Retrocessos

Não costumo usar esta coluna para debater a atualidade, principalmente por falta de paciência para aquilo em que o espaço público de debate se transformou com as redes sociais, essa espécie de esgoto a céu aberto onde, nestes tempos estranhos, tudo vai desaguar.

Mas há alturas em que o silêncio deixa de ser uma opção, e a palavra passa a ser uma necessidade. É neste contexto que me tenho recordado diariamente do poema de Bertold Brecht, aquele que fala de alguém que não se importou quando levaram os negros, os operários, os miseráveis, os desempregados, porque não pertencia a nenhum desses grupos; e, quando finalmente o levaram a ele, ninguém se importou, porque ele também não se tinha importado com ninguém.

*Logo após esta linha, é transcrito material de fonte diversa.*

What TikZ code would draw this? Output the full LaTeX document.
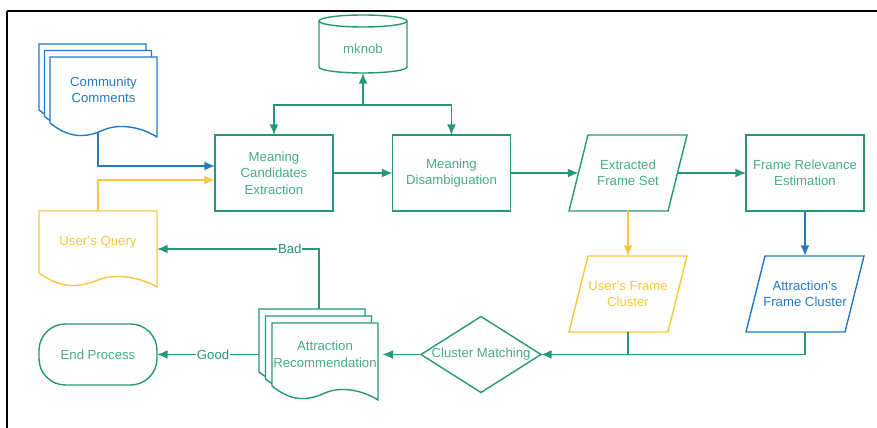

Quando vejo um país adormecido perante a infâmia que se agiganta contra migrantes; quando vejo um país metade ignorando e metade a aplaudindo retrocessos na educação, como a extinção da disciplina para a sexualidade, ou a aberração que é a extinção da Fundação para a Ciência e a Tecnologia; quando vejo um mundo em silêncio perante os vários genocídios que se estão a fazer à vista de todos e em direto, penso que se pactuarmos com tudo isto, talvez o nosso fim seja o fim do poema de Brecht. Um fim sem honra, nem glória e sem ninguém que nos acuda, mergulhado no silêncio ou no aplauso que permitiu que ninguém ficasse a salvo da indigência moral e humana e dos seus horrores.

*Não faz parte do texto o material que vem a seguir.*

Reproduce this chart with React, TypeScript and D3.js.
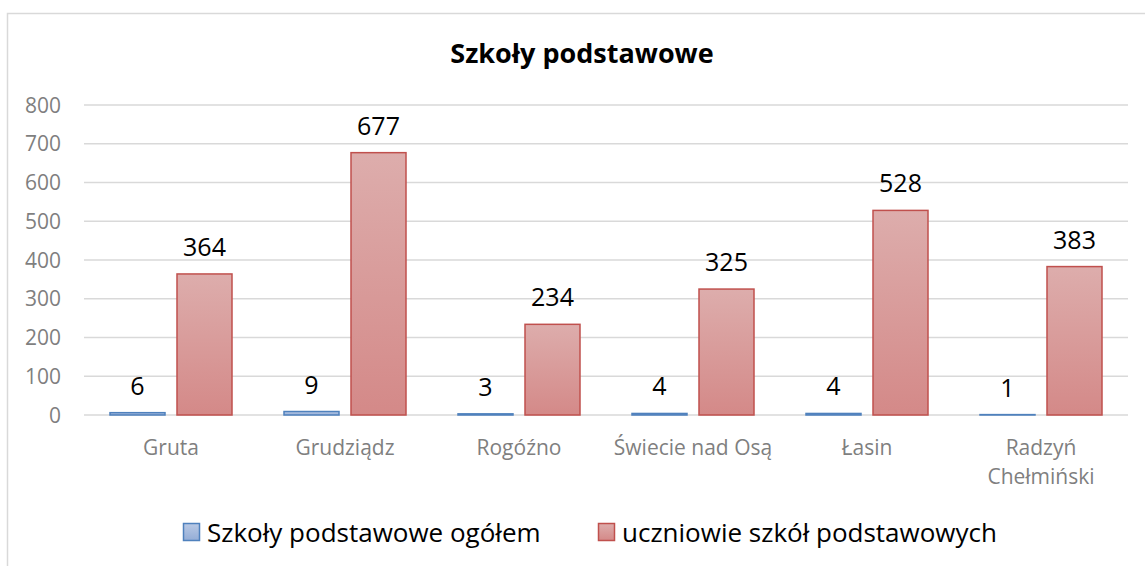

Que haja um grupo de infelizes que descobriram no discurso do ódio e no primarismo egoísta a sua forma de ganhar a vida e de ter protagonismo, é uma coisa; que se revele um país que se revê cada vez mais nesse discurso miserável é algo que nos deve colocar a todos em alerta. Um alerta vermelho, cada vez mais audível, cada vez mais próximo, cada vez menos sinuoso, cada vez mais direto e claro e, ainda assim, cada vez mais permitido como coisa possível e banal. Esta banalidade do mal que nos traz de volta a atualidade de Hanna Arendt, e que se refere precisamente à capacidade de pessoas comuns, quando inseridas em certos contextos institucionais que normalizam o mal, o aceitarem e até o praticarem. A expressão foi cunhada durante o julgamento de Adolf Eichman, oficial nazi, e lembra-nos da ineficácia dos ensinamentos da História que fazem com que ela, a História, se repita apesar do horror passado, apesar dos exemplos, apesar de tudo, apesar de sabermos muito bem os caminhos da infâmia e de todas as suas inevitabilidades.

Assim, o silêncio ignorante ou confortável, o apoio tácito ou ativo a retrocessos que todos estamos a ver; a aceitação de que os nossos problemas estão nos migrantes, na educação, na democracia, só nos leva a um futuro/presente cada vez mais assustador nos seus métodos e nos seus fins. O tempo que nos foi dado a viver não se compadece de silêncios e muito menos de omissões.